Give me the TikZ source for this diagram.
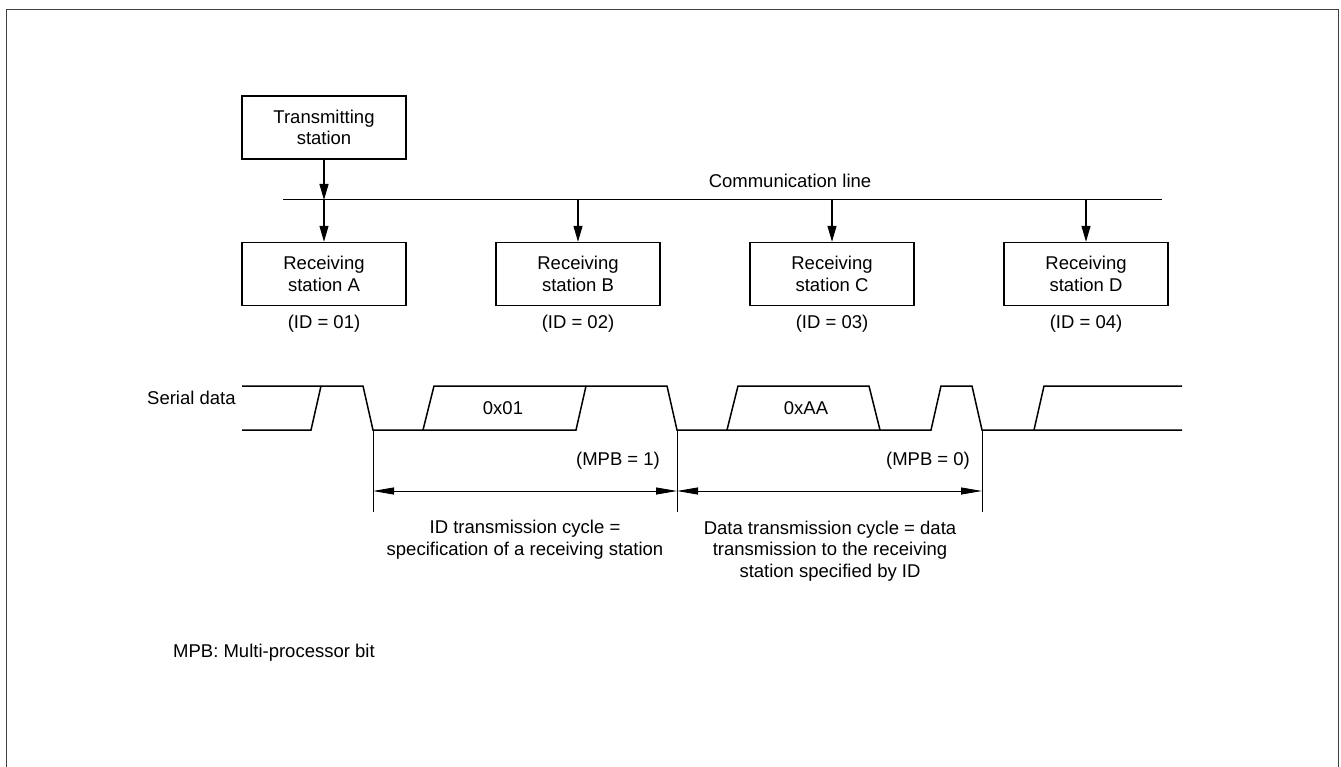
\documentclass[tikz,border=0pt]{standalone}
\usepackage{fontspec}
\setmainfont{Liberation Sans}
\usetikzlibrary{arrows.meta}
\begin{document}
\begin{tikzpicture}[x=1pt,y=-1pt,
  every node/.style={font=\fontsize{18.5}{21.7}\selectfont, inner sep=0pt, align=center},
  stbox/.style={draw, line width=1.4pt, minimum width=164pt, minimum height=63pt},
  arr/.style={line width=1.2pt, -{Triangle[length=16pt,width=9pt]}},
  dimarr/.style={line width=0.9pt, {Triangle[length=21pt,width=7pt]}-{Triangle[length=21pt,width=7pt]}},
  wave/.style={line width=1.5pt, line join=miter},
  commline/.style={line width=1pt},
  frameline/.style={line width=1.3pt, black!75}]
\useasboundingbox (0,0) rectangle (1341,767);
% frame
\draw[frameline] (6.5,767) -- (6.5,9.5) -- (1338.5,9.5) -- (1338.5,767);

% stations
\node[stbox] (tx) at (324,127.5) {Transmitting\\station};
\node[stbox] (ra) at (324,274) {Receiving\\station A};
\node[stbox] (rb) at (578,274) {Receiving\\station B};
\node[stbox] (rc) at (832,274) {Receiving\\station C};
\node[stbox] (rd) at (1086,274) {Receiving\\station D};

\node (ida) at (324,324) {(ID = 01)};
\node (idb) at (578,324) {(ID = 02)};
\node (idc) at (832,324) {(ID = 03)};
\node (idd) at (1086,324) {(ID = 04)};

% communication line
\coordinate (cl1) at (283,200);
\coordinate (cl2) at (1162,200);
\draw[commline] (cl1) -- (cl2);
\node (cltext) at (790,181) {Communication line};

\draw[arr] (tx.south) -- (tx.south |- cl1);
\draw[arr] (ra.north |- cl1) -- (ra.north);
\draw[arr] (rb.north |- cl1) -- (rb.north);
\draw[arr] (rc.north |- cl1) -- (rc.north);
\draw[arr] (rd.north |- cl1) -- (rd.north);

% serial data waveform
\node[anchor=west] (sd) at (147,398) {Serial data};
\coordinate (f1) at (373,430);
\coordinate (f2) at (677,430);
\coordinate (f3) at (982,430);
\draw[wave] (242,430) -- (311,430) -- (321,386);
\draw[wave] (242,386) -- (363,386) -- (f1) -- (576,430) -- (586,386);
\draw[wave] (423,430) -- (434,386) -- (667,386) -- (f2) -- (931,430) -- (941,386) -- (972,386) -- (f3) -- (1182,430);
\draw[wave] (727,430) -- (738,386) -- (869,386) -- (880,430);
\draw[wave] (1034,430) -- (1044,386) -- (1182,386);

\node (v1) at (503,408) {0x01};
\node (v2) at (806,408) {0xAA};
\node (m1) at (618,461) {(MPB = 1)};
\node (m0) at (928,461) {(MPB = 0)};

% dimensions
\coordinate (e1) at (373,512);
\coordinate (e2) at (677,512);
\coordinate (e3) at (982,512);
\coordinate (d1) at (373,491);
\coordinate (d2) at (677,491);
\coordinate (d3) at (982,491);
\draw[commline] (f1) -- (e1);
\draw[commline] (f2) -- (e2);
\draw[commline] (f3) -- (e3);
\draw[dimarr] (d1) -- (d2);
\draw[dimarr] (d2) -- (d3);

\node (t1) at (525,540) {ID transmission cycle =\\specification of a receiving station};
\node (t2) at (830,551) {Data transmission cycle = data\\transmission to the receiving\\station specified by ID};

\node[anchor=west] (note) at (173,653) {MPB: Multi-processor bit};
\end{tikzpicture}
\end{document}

————

With the pictures left out, restate word for word every line of the data above, from the first down to the line that contains "(1338.5,9.5) -- (1338.5,767);".

## Reply to the exercise
Give me the TikZ source for this diagram.
\documentclass[tikz,border=0pt]{standalone}
\usepackage{fontspec}
\setmainfont{Liberation Sans}
\usetikzlibrary{arrows.meta}
\begin{document}
\begin{tikzpicture}[x=1pt,y=-1pt,
  every node/.style={font=\fontsize{18.5}{21.7}\selectfont, inner sep=0pt, align=center},
  stbox/.style={draw, line width=1.4pt, minimum width=164pt, minimum height=63pt},
  arr/.style={line width=1.2pt, -{Triangle[length=16pt,width=9pt]}},
  dimarr/.style={line width=0.9pt, {Triangle[length=21pt,width=7pt]}-{Triangle[length=21pt,width=7pt]}},
  wave/.style={line width=1.5pt, line join=miter},
  commline/.style={line width=1pt},
  frameline/.style={line width=1.3pt, black!75}]
\useasboundingbox (0,0) rectangle (1341,767);
% frame
\draw[frameline] (6.5,767) -- (6.5,9.5) -- (1338.5,9.5) -- (1338.5,767);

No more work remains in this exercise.